**Request:** In this exercise, return the whole listing exactly, excluding any images.

**Source material:**
"""

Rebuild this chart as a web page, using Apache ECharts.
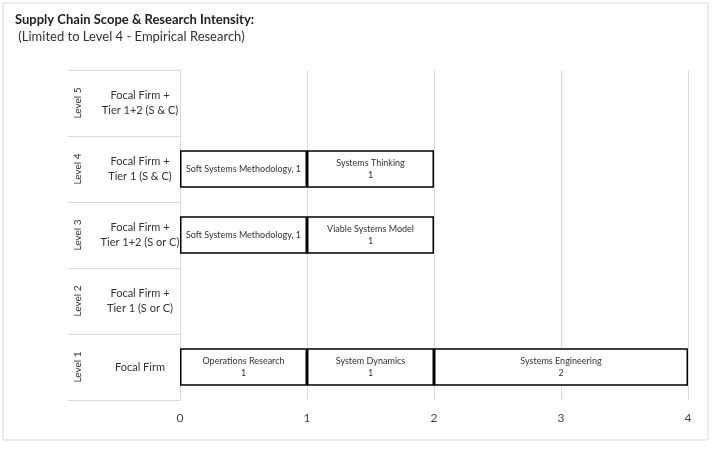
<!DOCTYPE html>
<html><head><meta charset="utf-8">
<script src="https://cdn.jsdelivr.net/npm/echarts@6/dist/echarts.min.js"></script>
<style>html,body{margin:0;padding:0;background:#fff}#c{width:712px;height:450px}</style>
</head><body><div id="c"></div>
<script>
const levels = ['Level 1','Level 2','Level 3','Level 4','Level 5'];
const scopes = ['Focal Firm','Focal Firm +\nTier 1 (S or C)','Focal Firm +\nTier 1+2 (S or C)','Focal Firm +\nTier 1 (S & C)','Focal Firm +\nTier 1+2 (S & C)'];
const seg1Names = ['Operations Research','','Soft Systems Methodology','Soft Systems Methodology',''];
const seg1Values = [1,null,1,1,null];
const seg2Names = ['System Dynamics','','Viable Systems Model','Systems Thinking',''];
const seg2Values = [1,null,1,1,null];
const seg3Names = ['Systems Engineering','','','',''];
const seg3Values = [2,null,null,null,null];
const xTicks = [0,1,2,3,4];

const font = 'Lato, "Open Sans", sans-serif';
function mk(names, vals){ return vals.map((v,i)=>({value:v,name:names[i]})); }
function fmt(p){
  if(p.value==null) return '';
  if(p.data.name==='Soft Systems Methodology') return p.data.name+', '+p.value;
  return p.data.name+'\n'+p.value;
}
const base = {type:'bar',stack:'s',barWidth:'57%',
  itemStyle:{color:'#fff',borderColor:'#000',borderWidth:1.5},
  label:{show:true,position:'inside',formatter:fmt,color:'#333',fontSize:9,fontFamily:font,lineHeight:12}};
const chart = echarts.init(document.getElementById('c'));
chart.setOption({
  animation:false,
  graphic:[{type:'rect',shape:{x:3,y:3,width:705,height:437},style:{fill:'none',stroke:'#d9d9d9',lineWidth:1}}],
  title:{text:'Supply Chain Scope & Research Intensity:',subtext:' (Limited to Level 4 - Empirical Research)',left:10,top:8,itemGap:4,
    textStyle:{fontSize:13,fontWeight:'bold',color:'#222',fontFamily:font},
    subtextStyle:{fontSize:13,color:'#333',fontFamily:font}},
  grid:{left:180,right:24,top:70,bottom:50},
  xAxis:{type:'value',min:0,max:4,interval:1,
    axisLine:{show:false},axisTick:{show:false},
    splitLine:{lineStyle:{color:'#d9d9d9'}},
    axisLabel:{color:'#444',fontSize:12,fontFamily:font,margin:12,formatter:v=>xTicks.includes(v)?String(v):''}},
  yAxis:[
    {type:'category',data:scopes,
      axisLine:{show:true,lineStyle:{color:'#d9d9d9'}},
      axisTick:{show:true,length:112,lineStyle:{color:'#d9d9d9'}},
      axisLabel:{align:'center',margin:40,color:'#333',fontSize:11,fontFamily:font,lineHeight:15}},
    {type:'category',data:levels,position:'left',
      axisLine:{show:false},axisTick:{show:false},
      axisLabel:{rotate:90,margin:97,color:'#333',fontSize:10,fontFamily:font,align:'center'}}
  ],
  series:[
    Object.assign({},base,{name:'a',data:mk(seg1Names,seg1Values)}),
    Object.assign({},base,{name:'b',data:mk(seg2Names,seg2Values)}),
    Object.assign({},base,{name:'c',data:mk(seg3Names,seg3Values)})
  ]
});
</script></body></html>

"""

**Answer to the task:**
Rebuild this chart as a web page, using Apache ECharts.
<!DOCTYPE html>
<html><head><meta charset="utf-8">
<script src="https://cdn.jsdelivr.net/npm/echarts@6/dist/echarts.min.js"></script>
<style>html,body{margin:0;padding:0;background:#fff}#c{width:712px;height:450px}</style>
</head><body><div id="c"></div>
<script>
const levels = ['Level 1','Level 2','Level 3','Level 4','Level 5'];
const scopes = ['Focal Firm','Focal Firm +\nTier 1 (S or C)','Focal Firm +\nTier 1+2 (S or C)','Focal Firm +\nTier 1 (S & C)','Focal Firm +\nTier 1+2 (S & C)'];
const seg1Names = ['Operations Research','','Soft Systems Methodology','Soft Systems Methodology',''];
const seg1Values = [1,null,1,1,null];
const seg2Names = ['System Dynamics','','Viable Systems Model','Systems Thinking',''];
const seg2Values = [1,null,1,1,null];
const seg3Names = ['Systems Engineering','','','',''];
const seg3Values = [2,null,null,null,null];
const xTicks = [0,1,2,3,4];

const font = 'Lato, "Open Sans", sans-serif';
function mk(names, vals){ return vals.map((v,i)=>({value:v,name:names[i]})); }
function fmt(p){
  if(p.value==null) return '';
  if(p.data.name==='Soft Systems Methodology') return p.data.name+', '+p.value;
  return p.data.name+'\n'+p.value;
}
const base = {type:'bar',stack:'s',barWidth:'57%',
  itemStyle:{color:'#fff',borderColor:'#000',borderWidth:1.5},
  label:{show:true,position:'inside',formatter:fmt,color:'#333',fontSize:9,fontFamily:font,lineHeight:12}};
const chart = echarts.init(document.getElementById('c'));
chart.setOption({
  animation:false,
  graphic:[{type:'rect',shape:{x:3,y:3,width:705,height:437},style:{fill:'none',stroke:'#d9d9d9',lineWidth:1}}],
  title:{text:'Supply Chain Scope & Research Intensity:',subtext:' (Limited to Level 4 - Empirical Research)',left:10,top:8,itemGap:4,
    textStyle:{fontSize:13,fontWeight:'bold',color:'#222',fontFamily:font},
    subtextStyle:{fontSize:13,color:'#333',fontFamily:font}},
  grid:{left:180,right:24,top:70,bottom:50},
  xAxis:{type:'value',min:0,max:4,interval:1,
    axisLine:{show:false},axisTick:{show:false},
    splitLine:{lineStyle:{color:'#d9d9d9'}},
    axisLabel:{color:'#444',fontSize:12,fontFamily:font,margin:12,formatter:v=>xTicks.includes(v)?String(v):''}},
  yAxis:[
    {type:'category',data:scopes,
      axisLine:{show:true,lineStyle:{color:'#d9d9d9'}},
      axisTick:{show:true,length:112,lineStyle:{color:'#d9d9d9'}},
      axisLabel:{align:'center',margin:40,color:'#333',fontSize:11,fontFamily:font,lineHeight:15}},
    {type:'category',data:levels,position:'left',
      axisLine:{show:false},axisTick:{show:false},
      axisLabel:{rotate:90,margin:97,color:'#333',fontSize:10,fontFamily:font,align:'center'}}
  ],
  series:[
    Object.assign({},base,{name:'a',data:mk(seg1Names,seg1Values)}),
    Object.assign({},base,{name:'b',data:mk(seg2Names,seg2Values)}),
    Object.assign({},base,{name:'c',data:mk(seg3Names,seg3Values)})
  ]
});
</script></body></html>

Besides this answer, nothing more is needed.